Senior Saudi princes are shuffling to their grave in rapid succession. King Abdullah is nearly 90 years old although one would be hard pressed to tell this from his pitch black beard and moustache, thanks to generous use of Grecian formula. One wonders why at his age, Abdullah is so concerned with his looks, especially his beard, when his bones must also now be withering away? The crisis of succession is looming large and it cannot be discounted that a civil war may break out among the hordes of princes vying for power and control.
There is, however, an even more serious challenge facing the regime: opposition to the House of Saud appears to have transcended the sectarian divide. The Hijaz, where the two holy cities of Makkah and Madinah are located, has always been opposed to the literalist interpretations of the Najdis whom they consider uncouthed and unsophisticated desert bedouins. But opposition to the ruling family is now becoming widespread even in the regime’s heartland, Riyadh.
While the regime has attempted to present opposition to its policies as being instigated by the Shi‘is, it has failed to explain why there are more than 30,000 political prisoners in the kingdom, the overwhelming majority of them Sunnis? Further, many people ask why should decisions be made by a small coterie of Saudi princes and the rest of them, more educated than the rulers, be excluded from this process?

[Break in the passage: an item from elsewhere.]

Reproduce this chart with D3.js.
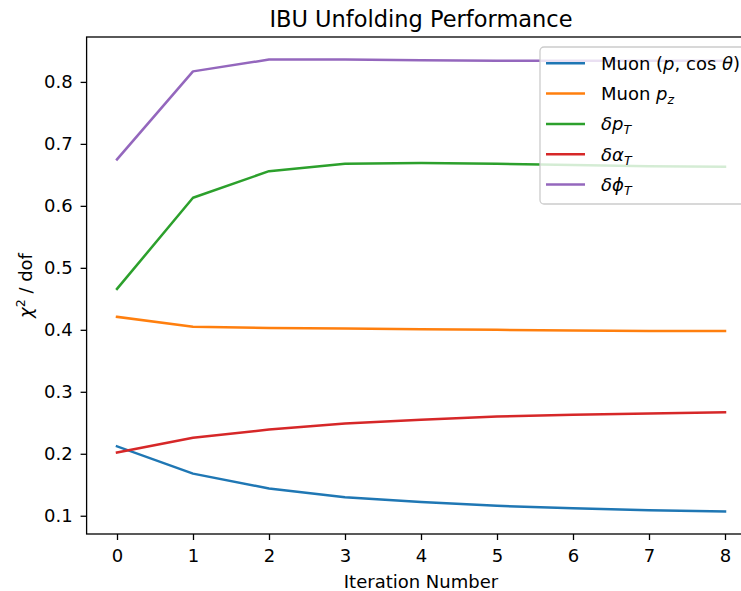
<!DOCTYPE html>
<html>
<head>
<meta charset="utf-8">
<style>
  body { margin: 0; background: #fff; }
  text { font-family: "DejaVu Sans", sans-serif; fill: #000; }
</style>
</head>
<body>
<svg width="741" height="591"></svg>
<script src="https://d3js.org/d3.v7.min.js"></script>
<script>
    // data
    var iterations = [0, 1, 2, 3, 4, 5, 6, 7, 8];
    var muonPCos = [0.212, 0.168, 0.144, 0.130, 0.122, 0.116, 0.112, 0.109, 0.107];
    var muonPz = [0.421, 0.405, 0.403, 0.402, 0.401, 0.400, 0.399, 0.398, 0.398];
    var deltaPT = [0.466, 0.613, 0.656, 0.668, 0.669, 0.668, 0.666, 0.664, 0.663];
    var deltaAlphaT = [0.202, 0.226, 0.239, 0.249, 0.255, 0.260, 0.263, 0.265, 0.267];
    var deltaPhiT = [0.675, 0.817, 0.836, 0.836, 0.835, 0.834, 0.834, 0.834, 0.834];
    var xTicks = [0, 1, 2, 3, 4, 5, 6, 7, 8];
    var yTicks = [0.1, 0.2, 0.3, 0.4, 0.5, 0.6, 0.7, 0.8];

    var series = [
        { id: "muonPCos", values: muonPCos, color: "#1f77b4" },
        { id: "muonPz", values: muonPz, color: "#ff7f0e" },
        { id: "deltaPT", values: deltaPT, color: "#2ca02c" },
        { id: "deltaAlphaT", values: deltaAlphaT, color: "#d62728" },
        { id: "deltaPhiT", values: deltaPhiT, color: "#9467bd" }
    ];

    var svg = d3.select("svg"),
        margin = { top: 37, left: 86.6 },
        width = 668.8,
        height = 497;

    var g = svg.append("g").attr("transform", "translate(" + margin.left + "," + margin.top + ")");

    // matplotlib style 5% padding
    var allVals = d3.merge(series.map(function (s) { return s.values; }));
    var yMin = d3.min(allVals), yMax = d3.max(allVals), pad = (yMax - yMin) * 0.05;

    var x = d3.scaleLinear().domain([-0.4, 8.4]).range([0, width]),
        y = d3.scaleLinear().domain([yMin - pad, yMax + pad]).range([height, 0]);

    var line = d3.line()
        .x(function (d, i) { return x(iterations[i]); })
        .y(function (d) { return y(d); });

    g.append("g")
        .selectAll("path")
        .data(series)
        .enter().append("path")
        .attr("fill", "none")
        .attr("stroke", function (d) { return d.color; })
        .attr("stroke-width", 2.5)
        .attr("stroke-linejoin", "round")
        .attr("stroke-linecap", "square")
        .attr("d", function (d) { return line(d.values); });

    // axes
    var xAxis = g.append("g")
        .attr("transform", "translate(0," + height + ")")
        .call(d3.axisBottom(x).tickValues(xTicks).tickSize(6).tickPadding(9).tickFormat(d3.format("d")));
    var yAxis = g.append("g")
        .call(d3.axisLeft(y).tickValues(yTicks).tickSize(6).tickPadding(8).tickFormat(d3.format(".1f")));

    [xAxis, yAxis].forEach(function (a) {
        a.select(".domain").remove();
        a.selectAll(".tick line").attr("stroke", "#000").attr("stroke-width", 1.3);
        a.selectAll(".tick text").style("font-size", "18px").attr("fill", "#000");
    });

    // spines (right one falls outside the picture)
    g.append("rect")
        .attr("x", 0).attr("y", 0)
        .attr("width", width).attr("height", height)
        .attr("fill", "none")
        .attr("stroke", "#000")
        .attr("stroke-width", 1.3);

    // title and labels
    svg.append("text")
        .attr("x", margin.left + width / 2)
        .attr("y", 27)
        .attr("text-anchor", "middle")
        .style("font-size", "22.5px")
        .text("IBU Unfolding Performance");

    svg.append("text")
        .attr("x", margin.left + width / 2)
        .attr("y", 588)
        .attr("text-anchor", "middle")
        .style("font-size", "18px")
        .text("Iteration Number");

    var yl = svg.append("text")
        .attr("transform", "translate(32," + (margin.top + height / 2) + ") rotate(-90)")
        .attr("text-anchor", "middle")
        .style("font-size", "18px");
    yl.append("tspan").style("font-style", "italic").text("χ");
    yl.append("tspan").attr("dy", -7).style("font-size", "12.5px").text("2");
    yl.append("tspan").attr("dy", 7).text(" / dof");

    // legend
    var leg = svg.append("g").attr("transform", "translate(540,47)");
    leg.append("rect")
        .attr("width", 210).attr("height", 157)
        .attr("rx", 4)
        .attr("fill", "rgba(255,255,255,0.8)")
        .attr("stroke", "#cccccc")
        .attr("stroke-width", 1.3);

    var labels = [
        [["Muon (", ""], ["p", "i"], [", cos ", ""], ["θ", "i"], [")", ""]],
        [["Muon ", ""], ["p", "i"], ["z", "si"]],
        [["δ", "i"], ["p", "i"], ["T", "si"]],
        [["δα", "i"], ["T", "si"]],
        [["δϕ", "i"], ["T", "si"]]
    ];

    series.forEach(function (s, i) {
        var row = leg.append("g").attr("transform", "translate(0," + (16.3 + i * 30.3) + ")");
        row.append("line")
            .attr("x1", 6).attr("x2", 45)
            .attr("stroke", s.color).attr("stroke-width", 2.5);
        var t = row.append("text").attr("x", 61).attr("y", 6.5).style("font-size", "18px");
        var sub = false;
        labels[i].forEach(function (p) {
            var ts = t.append("tspan").text(p[0]);
            if (p[1].indexOf("i") >= 0) ts.style("font-style", "italic");
            if (p[1].indexOf("s") >= 0) {
                ts.attr("dy", 4).style("font-size", "12.5px");
                sub = true;
            } else if (sub) {
                ts.attr("dy", -4);
                sub = false;
            }
        });
    });
</script>
</body>
</html>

Success of the uprisings in Tunisia, Egypt, Yemen and to a lesser extent in Libya has given Saudi youth new ideas about freedom. At least 60% of them are under 20 years old. Widespread corruption and the rulers’ extreme laziness have resulted in 40% of Saudis living in poverty despite the regime taking in $360 billion annually in oil revenues. At least 70% of the people cannot afford to own a home and women are prohibited from driving cars. Most of the back-breaking menial jobs are performed by foreign workers that account for 90% of the private sector work force while unemployment among the 20–24 year-old Saudis stands at nearly 40%.
Given these grim statistics and coupled with the looming crisis of succession, Saudi Arabia is waiting to explode. What will emerge following this explosion is difficult to speculate now but there is near certainty that the kingdom is heading for turbulent times.